Dataset records =
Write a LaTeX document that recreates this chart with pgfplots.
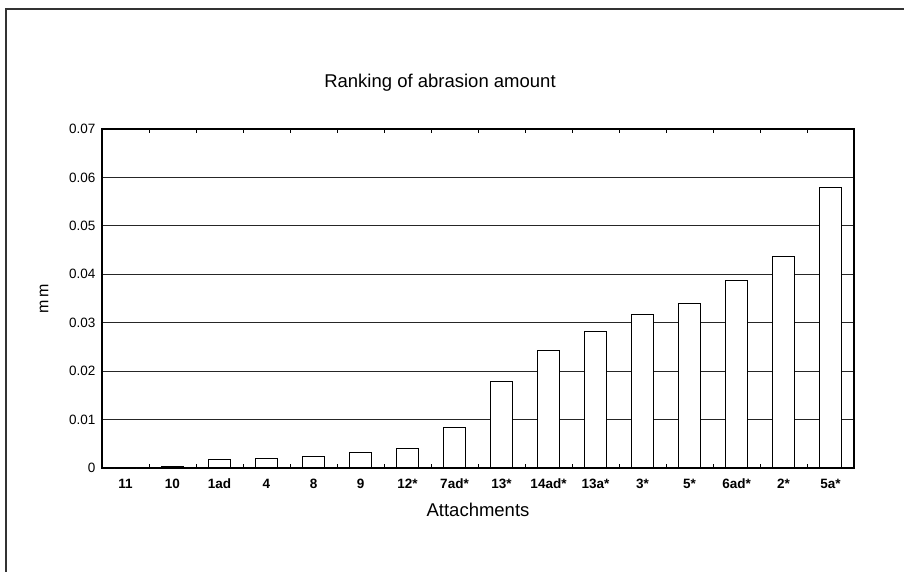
\documentclass[border=0pt]{standalone}
\usepackage{pgfplots}
\pgfplotsset{compat=1.18}
\usepackage{fontspec}
\setmainfont{Liberation Sans}
\begin{document}
\begin{tikzpicture}[x=1pt,y=1pt]
\useasboundingbox (0,0) rectangle (904,-572);
\draw[line width=1.3pt, black!80] (6,-572) -- (6,-9) -- (904,-9);
\node[font=\fontsize{18.5}{20}\selectfont] at (440,-83) {Ranking of abrasion amount};
\begin{axis}[
  at={(102pt,-468pt)}, anchor=south west,
  scale only axis, width=752pt, height=339pt,
  ymin=0, ymax=0.07,
  xmin=-0.5, xmax=15.5,
  ybar, bar width=22pt,
  scaled y ticks=false,
  ytick={0,0.01,0.02,0.03,0.04,0.05,0.06,0.07},
  yticklabels={0,0.01,0.02,0.03,0.04,0.05,0.06,0.07},
  xtick={0,...,15},
  xticklabels={11,10,1ad,4,8,9,12*,7ad*,13*,14ad*,13a*,3*,5*,6ad*,2*,5a*},
  minor x tick num=1,
  major tick length=0pt, minor tick length=4pt, tick align=inside,
  ymajorgrids, grid style={black!85, line width=0.9pt},
  axis line style={black, line width=1.1pt},
  minor tick style={black, line width=0.8pt},
  yticklabel style={font=\fontsize{13.5}{14}\selectfont, xshift=-3pt},
  xticklabel style={font=\bfseries\fontsize{13.5}{14}\selectfont, text height=10pt, text depth=0pt, yshift=-7pt},
  xlabel={Attachments},
  every axis x label/.style={at={(axis description cs:0.5,0)}, anchor=center, yshift=-42pt, font=\fontsize{18.5}{20}\selectfont},
  ylabel={m\hspace{3pt}m},
  every axis y label/.style={at={(axis description cs:-0.077,0.5)}, anchor=center, rotate=90, font=\fontsize{16}{18}\selectfont},
]
\addplot[draw=black, fill=white, line width=1.2pt] coordinates {
 (0,0) (1,0.0002) (2,0.0017) (3,0.0019) (4,0.0024) (5,0.0032) (6,0.0041) (7,0.0084)
 (8,0.0178) (9,0.0243) (10,0.0282) (11,0.0317) (12,0.0340) (13,0.0387) (14,0.0437) (15,0.0579)
};
\end{axis}
\end{tikzpicture}
\end{document}
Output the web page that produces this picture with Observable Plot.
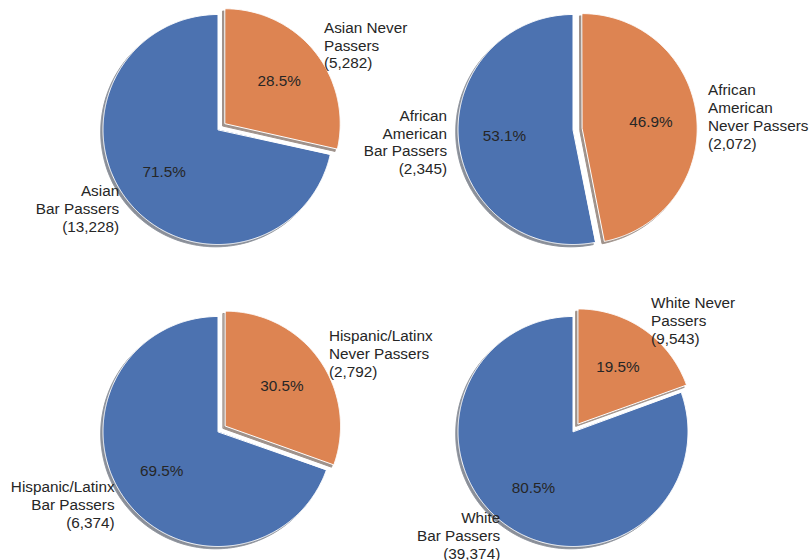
<!DOCTYPE html>
<html><head><meta charset="utf-8">
<script src="https://cdn.jsdelivr.net/npm/d3@7"></script>
<script src="https://cdn.jsdelivr.net/npm/@observablehq/plot@0.6"></script>
<style>html,body{margin:0;padding:0;background:#fff;}</style>
</head><body><div id="chart"></div>
<script>
const groups = ["Asian", "African American", "Hispanic/Latinx", "White"];
const barPassers = [13228, 2345, 6374, 39374];
const neverPassers = [5282, 2072, 2792, 9543];
const passerLabels = ["Asian\nBar Passers", "African\nAmerican\nBar Passers", "Hispanic/Latinx\nBar Passers", "White\nBar Passers"];
const neverLabels = ["Asian Never\nPassers", "African\nAmerican\nNever Passers", "Hispanic/Latinx\nNever Passers", "White Never\nPassers"];
const categories = ["Bar Passers", "Never Passers"];
const colors = ["#4C72B0", "#DD8452"];
const shadowColors = colors.map(c => { const r = d3.rgb(c); return d3.rgb(r.r * 0.3, r.g * 0.3, r.b * 0.3).formatHex(); });

// layout, in pie-radius units
const colStep = 3.087, rowStep = 2.626;
const explode = [0, 0.08];
const shadowOff = 0.02;

const wedges = [];
const pts = [];
groups.forEach((g, i) => {
  const cx = (i % 2) * colStep, cy = -Math.floor(i / 2) * rowStep;
  const vals = [barPassers[i], neverPassers[i]];
  const labels = [passerLabels[i], neverLabels[i]];
  const total = d3.sum(vals);
  let t = 90;
  vals.forEach((v, j) => {
    const frac = v / total;
    const t1 = t, t2 = t + 360 * frac;
    const mid = (t1 + t2) / 2 * Math.PI / 180;
    const ox = cx + explode[j] * Math.cos(mid), oy = cy + explode[j] * Math.sin(mid);
    const id = g + "|" + categories[j];
    const n = Math.max(2, Math.ceil((t2 - t1) / 0.5));
    pts.push({id, cat: categories[j], x: ox, y: oy});
    for (let k = 0; k <= n; k++) {
      const a = (t1 + (t2 - t1) * k / n) * Math.PI / 180;
      pts.push({id, cat: categories[j], x: ox + Math.cos(a), y: oy + Math.sin(a)});
    }
    wedges.push({
      id, cat: categories[j],
      pct: d3.format(".1f")(frac * 100) + "%",
      label: labels[j] + "\n(" + d3.format(",")(v) + ")",
      px: ox + 0.6 * Math.cos(mid), py: oy + 0.6 * Math.sin(mid),
      lx: ox + 1.1 * Math.cos(mid), ly: oy + 1.1 * Math.sin(mid),
      side: Math.cos(mid) > 0 ? "start" : "end"
    });
    t = t2;
  });
});

const R = 115;
const xDomain = [-217.5 / R, (809 - 217.5) / R];
const yDomain = [(129 - 560) / R, 129 / R];
const font = "'Liberation Sans', Arial, sans-serif";
const textColor = "#262626";
const fs = 15.3;

const chart = Plot.plot({
  width: 809, height: 560, margin: 0,
  x: {domain: xDomain, axis: null},
  y: {domain: yDomain, axis: null},
  color: {domain: categories, range: colors},
  style: {fontFamily: font, fontSize: fs + "px", color: textColor, background: "white", overflow: "visible"},
  marks: [
    Plot.line(pts, {filter: d => d.cat === categories[0], x: d => d.x - shadowOff, y: d => d.y - shadowOff, z: "id", curve: "linear-closed", fill: shadowColors[0], stroke: shadowColors[0], strokeWidth: 1, opacity: 0.5}),
    Plot.line(pts, {filter: d => d.cat === categories[1], x: d => d.x - shadowOff, y: d => d.y - shadowOff, z: "id", curve: "linear-closed", fill: shadowColors[1], stroke: shadowColors[1], strokeWidth: 1, opacity: 0.5}),
    Plot.line(pts, {x: "x", y: "y", z: "id", curve: "linear-closed", fill: "cat", stroke: "white", strokeWidth: 1}),
    Plot.text(wedges, {x: "px", y: "py", text: "pct", fill: textColor, fontSize: fs}),
    Plot.text(wedges, {filter: d => d.side === "start", x: "lx", y: "ly", text: "label", textAnchor: "start", lineAnchor: "middle", lineHeight: 1.17, fill: textColor, fontSize: fs}),
    Plot.text(wedges, {filter: d => d.side === "end", x: "lx", y: "ly", text: "label", textAnchor: "end", lineAnchor: "middle", lineHeight: 1.17, fill: textColor, fontSize: fs})
  ]
});
document.getElementById("chart").appendChild(chart);
</script>
</body></html>
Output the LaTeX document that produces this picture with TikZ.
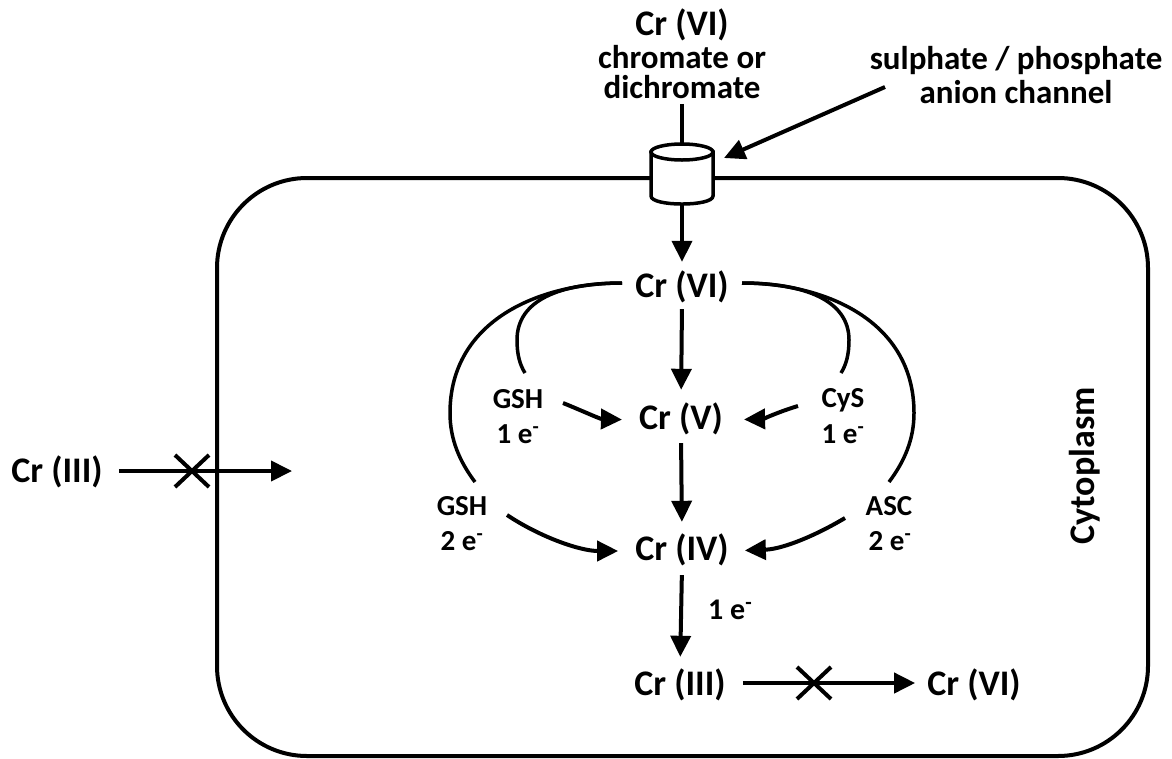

Work to complete = Every record above should come back exactly, but without its pictures.

Output of the task =
Write a LaTeX document that recreates this chart with pgfplots.
\documentclass[border=0pt]{standalone}
\usepackage{pgfplots}
\pgfplotsset{compat=1.18}
\usepackage{fontspec}
\setmainfont{Liberation Sans}
\begin{document}
\begin{tikzpicture}[x=1pt,y=1pt]
\useasboundingbox (0,0) rectangle (904,-572);
\draw[line width=1.3pt, black!80] (6,-572) -- (6,-9) -- (904,-9);
\node[font=\fontsize{18.5}{20}\selectfont] at (440,-83) {Ranking of abrasion amount};
\begin{axis}[
  at={(102pt,-468pt)}, anchor=south west,
  scale only axis, width=752pt, height=339pt,
  ymin=0, ymax=0.07,
  xmin=-0.5, xmax=15.5,
  ybar, bar width=22pt,
  scaled y ticks=false,
  ytick={0,0.01,0.02,0.03,0.04,0.05,0.06,0.07},
  yticklabels={0,0.01,0.02,0.03,0.04,0.05,0.06,0.07},
  xtick={0,...,15},
  xticklabels={11,10,1ad,4,8,9,12*,7ad*,13*,14ad*,13a*,3*,5*,6ad*,2*,5a*},
  minor x tick num=1,
  major tick length=0pt, minor tick length=4pt, tick align=inside,
  ymajorgrids, grid style={black!85, line width=0.9pt},
  axis line style={black, line width=1.1pt},
  minor tick style={black, line width=0.8pt},
  yticklabel style={font=\fontsize{13.5}{14}\selectfont, xshift=-3pt},
  xticklabel style={font=\bfseries\fontsize{13.5}{14}\selectfont, text height=10pt, text depth=0pt, yshift=-7pt},
  xlabel={Attachments},
  every axis x label/.style={at={(axis description cs:0.5,0)}, anchor=center, yshift=-42pt, font=\fontsize{18.5}{20}\selectfont},
  ylabel={m\hspace{3pt}m},
  every axis y label/.style={at={(axis description cs:-0.077,0.5)}, anchor=center, rotate=90, font=\fontsize{16}{18}\selectfont},
]
\addplot[draw=black, fill=white, line width=1.2pt] coordinates {
 (0,0) (1,0.0002) (2,0.0017) (3,0.0019) (4,0.0024) (5,0.0032) (6,0.0041) (7,0.0084)
 (8,0.0178) (9,0.0243) (10,0.0282) (11,0.0317) (12,0.0340) (13,0.0387) (14,0.0437) (15,0.0579)
};
\end{axis}
\end{tikzpicture}
\end{document}
Output the web page that produces this picture with Observable Plot.
<!DOCTYPE html>
<html><head><meta charset="utf-8">
<script src="https://cdn.jsdelivr.net/npm/d3@7"></script>
<script src="https://cdn.jsdelivr.net/npm/@observablehq/plot@0.6"></script>
<style>html,body{margin:0;padding:0;background:#fff;}</style>
</head><body><div id="chart"></div>
<script>
const groups = ["Asian", "African American", "Hispanic/Latinx", "White"];
const barPassers = [13228, 2345, 6374, 39374];
const neverPassers = [5282, 2072, 2792, 9543];
const passerLabels = ["Asian\nBar Passers", "African\nAmerican\nBar Passers", "Hispanic/Latinx\nBar Passers", "White\nBar Passers"];
const neverLabels = ["Asian Never\nPassers", "African\nAmerican\nNever Passers", "Hispanic/Latinx\nNever Passers", "White Never\nPassers"];
const categories = ["Bar Passers", "Never Passers"];
const colors = ["#4C72B0", "#DD8452"];
const shadowColors = colors.map(c => { const r = d3.rgb(c); return d3.rgb(r.r * 0.3, r.g * 0.3, r.b * 0.3).formatHex(); });

// layout, in pie-radius units
const colStep = 3.087, rowStep = 2.626;
const explode = [0, 0.08];
const shadowOff = 0.02;

const wedges = [];
const pts = [];
groups.forEach((g, i) => {
  const cx = (i % 2) * colStep, cy = -Math.floor(i / 2) * rowStep;
  const vals = [barPassers[i], neverPassers[i]];
  const labels = [passerLabels[i], neverLabels[i]];
  const total = d3.sum(vals);
  let t = 90;
  vals.forEach((v, j) => {
    const frac = v / total;
    const t1 = t, t2 = t + 360 * frac;
    const mid = (t1 + t2) / 2 * Math.PI / 180;
    const ox = cx + explode[j] * Math.cos(mid), oy = cy + explode[j] * Math.sin(mid);
    const id = g + "|" + categories[j];
    const n = Math.max(2, Math.ceil((t2 - t1) / 0.5));
    pts.push({id, cat: categories[j], x: ox, y: oy});
    for (let k = 0; k <= n; k++) {
      const a = (t1 + (t2 - t1) * k / n) * Math.PI / 180;
      pts.push({id, cat: categories[j], x: ox + Math.cos(a), y: oy + Math.sin(a)});
    }
    wedges.push({
      id, cat: categories[j],
      pct: d3.format(".1f")(frac * 100) + "%",
      label: labels[j] + "\n(" + d3.format(",")(v) + ")",
      px: ox + 0.6 * Math.cos(mid), py: oy + 0.6 * Math.sin(mid),
      lx: ox + 1.1 * Math.cos(mid), ly: oy + 1.1 * Math.sin(mid),
      side: Math.cos(mid) > 0 ? "start" : "end"
    });
    t = t2;
  });
});

const R = 115;
const xDomain = [-217.5 / R, (809 - 217.5) / R];
const yDomain = [(129 - 560) / R, 129 / R];
const font = "'Liberation Sans', Arial, sans-serif";
const textColor = "#262626";
const fs = 15.3;

const chart = Plot.plot({
  width: 809, height: 560, margin: 0,
  x: {domain: xDomain, axis: null},
  y: {domain: yDomain, axis: null},
  color: {domain: categories, range: colors},
  style: {fontFamily: font, fontSize: fs + "px", color: textColor, background: "white", overflow: "visible"},
  marks: [
    Plot.line(pts, {filter: d => d.cat === categories[0], x: d => d.x - shadowOff, y: d => d.y - shadowOff, z: "id", curve: "linear-closed", fill: shadowColors[0], stroke: shadowColors[0], strokeWidth: 1, opacity: 0.5}),
    Plot.line(pts, {filter: d => d.cat === categories[1], x: d => d.x - shadowOff, y: d => d.y - shadowOff, z: "id", curve: "linear-closed", fill: shadowColors[1], stroke: shadowColors[1], strokeWidth: 1, opacity: 0.5}),
    Plot.line(pts, {x: "x", y: "y", z: "id", curve: "linear-closed", fill: "cat", stroke: "white", strokeWidth: 1}),
    Plot.text(wedges, {x: "px", y: "py", text: "pct", fill: textColor, fontSize: fs}),
    Plot.text(wedges, {filter: d => d.side === "start", x: "lx", y: "ly", text: "label", textAnchor: "start", lineAnchor: "middle", lineHeight: 1.17, fill: textColor, fontSize: fs}),
    Plot.text(wedges, {filter: d => d.side === "end", x: "lx", y: "ly", text: "label", textAnchor: "end", lineAnchor: "middle", lineHeight: 1.17, fill: textColor, fontSize: fs})
  ]
});
document.getElementById("chart").appendChild(chart);
</script>
</body></html>
Output the LaTeX document that produces this picture with TikZ.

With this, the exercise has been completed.